Suena el timbre, Sylvia sonríe, en un gesto de broma se muerde las uñas, se recoge el pelo. Lorenzo la deja en mitad del salón y va hasta la puerta. Abre. Es Daniela. Pero es Daniela con una bolsa de deportes al hombro, el abrigo azul pálido cruzado encima y los ojos llenos de lágrimas. No dice nada. Lorenzo la invita a pasar. Entra, ¿qué te pasa? Daniela se muerde el labio y niega con la cabeza. Saluda con un gesto a Sylvia, que la ha reconocido al instante y no se ha movido del sitio. Mejor vamos a la calle, tengo que hablar contigo, perdona. Lo último lo ha dicho hacia Sylvia, se excusa por no entrar. Lorenzo mira hacia su hija, alcanza la cazadora y sale al rellano. En el portal mismo, Daniela se desmorona, llora más. Sus primeras palabras comprensibles son me han echado, me han echado, Lorenzo.

Me han botado.

24

Ronco le dice no me vuelvas a pedir estas cosas, he estado a punto de vomitar ahí dentro. Se ha subido al coche de Ariel y salen de la zona alta de Madrid por calles atascadas, furgonetas de reparto de las que salta un operario que pide un minuto con un gesto para bajar a la puerta de un restaurante barato unos garrafones de aceite de girasol y sacos de harina.
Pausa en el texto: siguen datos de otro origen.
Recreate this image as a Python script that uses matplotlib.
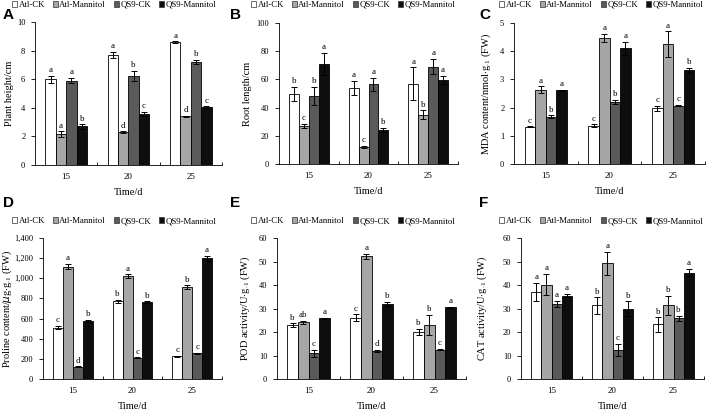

Cuando crece la fila de coches que esperan y arrecian los pitidos, la furgoneta se pone en marcha. Ronco acaba de salir de la agencia que posee las fotos de Ariel con Reyes. Es duro enfrentarte a la realidad de que me dedico a una profesión de víboras, dice Ronco. Estoy mal acostumbrado, mi jefe es de esos poquitos periodistas que hacen bien su trabajo, que es honrado, decente y además escribe como Dios.